As the product of hardscrabble Oklahoma farmers, Guthrie clearly knew that being a worker isn’t a character trait. He’s not at all afraid to show both the strengths and flaws in his characters, from the diligent workers to their sometimes not-so-diligent neighbors, their tenderness and their less admirable traits, like Tike’s occasional sexism. And Guthrie being Guthrie he doesn’t shy away from straightforward dealings of sexual relations between a working class man and wife (if you’re from the city it’s a real education in the derivation of “roll in the hay”).

Such gritty portrayals of working class life are all too rare in American fiction, with exceptions like Upton Sinclair’s The Jungle, John Steinbeck’s The Grapes of Wrath, Chester Himes’s If He Hollers Let Him Go, John Sayles’s Union Dues, Anzia Yezierska’s Bread Givers and Denise Gardenia’s Storming Heaven. But even they aren’t generally as frank as House of Earth in depicting the struggles, and illusions, of one working class couple trying to survive working land that isn’t even theirs.

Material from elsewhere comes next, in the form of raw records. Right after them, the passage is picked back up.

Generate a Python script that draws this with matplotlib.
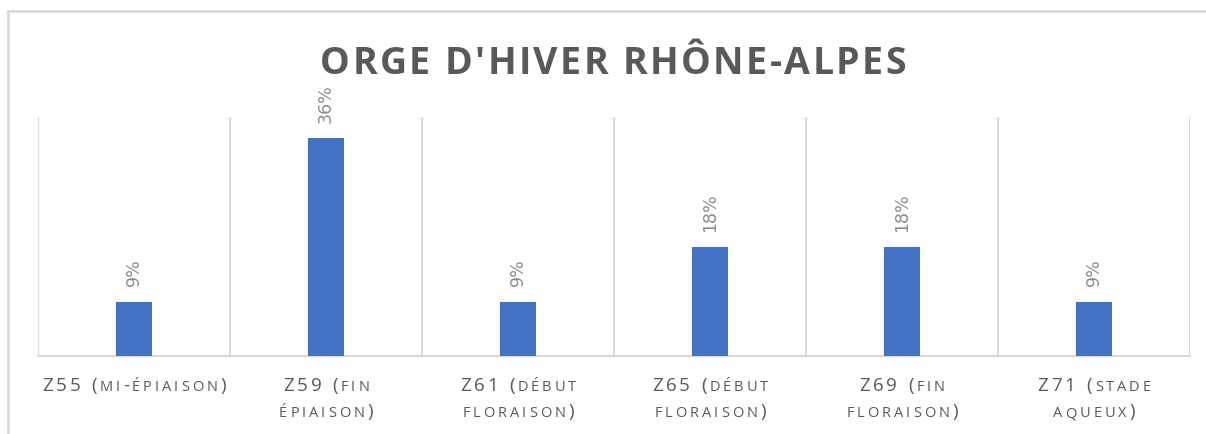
import matplotlib.pyplot as plt
from matplotlib.lines import Line2D
import numpy as np

# x labels as typed in the sheet; lowercase is drawn as small caps
stages = ["Z55 (mi-épiaison)", "Z59 (fin\népiaison)", "Z61 (début\nfloraison)",
          "Z65 (début\nfloraison)", "Z69 (fin\nfloraison)", "Z71 (stade\naqueux)"]
shares = [0.09, 0.36, 0.09, 0.18, 0.18, 0.09]
value_labels = ["9%", "36%", "9%", "18%", "18%", "9%"]
title = "ORGE D'HIVER RHÔNE-ALPES"

grey = "#595959"
grid_grey = "#D9D9D9"
W, H = 1206, 434

fig = plt.figure(figsize=(W / 100, H / 100), dpi=100)
ax = fig.add_axes([38 / W, 1 - 356 / H, 1152 / W, 239 / H])
renderer = fig.canvas.get_renderer()


def tracked_text(cx, base_y, runs, tracking, **kw):
    """Draw runs of (char, size) centred on pixel cx, baseline at pixel base_y (from bottom)."""
    items = []
    for ch, size in runs:
        if ch == " ":
            items.append((None, size * 100 / 72 * 0.26))
            continue
        t = fig.text(0, 0, ch, fontsize=size, va="baseline", ha="left", **kw)
        w = t.get_window_extent(renderer).width
        items.append((t, w))
    total = sum(w for _, w in items) + tracking * (len(items) - 1)
    x = cx - total / 2
    for t, w in items:
        if t is not None:
            t.set_position((x / W, base_y / H))
        x += w + tracking


x = np.arange(len(stages))
bars = ax.bar(x, shares, width=0.19, color="#4472C4", zorder=3)

for b, lab in zip(bars, value_labels):
    ax.annotate(lab, (b.get_x() + b.get_width() / 2, b.get_height()),
                xytext=(0, 11), textcoords="offset points", rotation=90,
                ha="center", va="bottom", fontsize=12.5, color="#8C8C8C")

ax.set_xlim(-0.5, len(stages) - 0.5)
ax.set_ylim(0, 0.395)
ax.set_yticks([])
ax.set_xticks(x)
ax.set_xticklabels([])
ax.tick_params(axis="x", length=0)

# category separators
ax.set_xticks(np.arange(-0.5, len(stages)), minor=True)
ax.tick_params(axis="x", which="minor", length=0)
ax.grid(axis="x", which="minor", color=grid_grey, linewidth=1.5, zorder=0)

for s in ["top", "left", "right"]:
    ax.spines[s].set_visible(False)
ax.spines["bottom"].set_color(grid_grey)
ax.spines["bottom"].set_linewidth(1.5)

# small-caps category labels
big, small = 13.5, 10.5
for i, lab in enumerate(stages):
    cx = ax.transData.transform((x[i], 0))[0]
    for k, line in enumerate(lab.split("\n")):
        runs = [(c.upper(), small if c.islower() else big) for c in line]
        tracked_text(cx, H - 391 - 26 * k, runs, 3.0, color=grey, family="Open Sans")

tracked_text(613, H - 74, [(c, 27) for c in title], 2.4,
             color=grey, family="Open Sans", fontweight="bold")

# outer chart frame (cut off at right and bottom)
fig.add_artist(Line2D([8 / W, 8 / W], [0, 1 - 11 / H], color=grid_grey, lw=2))
fig.add_artist(Line2D([8 / W, 1], [1 - 11 / H, 1 - 11 / H], color=grid_grey, lw=2))

fig.savefig("out.png", dpi=100)
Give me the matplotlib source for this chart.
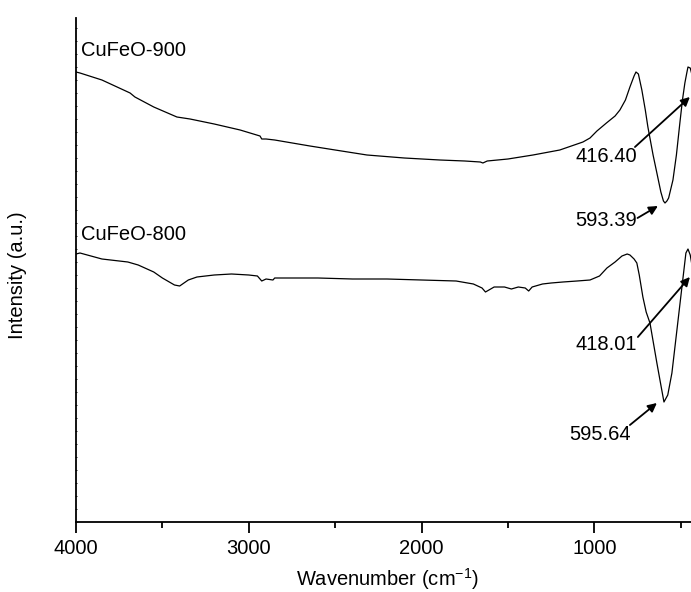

It’s a rare book, all the more as the sole work of fiction from someone known as a songwriter, anything but didactic in its depictions of working class people and life, the choices workers make, their strengths and weaknesses, and the choices—however limited—people without money make under capitalism. As portrayed in House of Earth, the dream of something as basic as a house of earth will remain just that, a dream, as long as the bankers own the land, until we take it away and give it to the people who work it.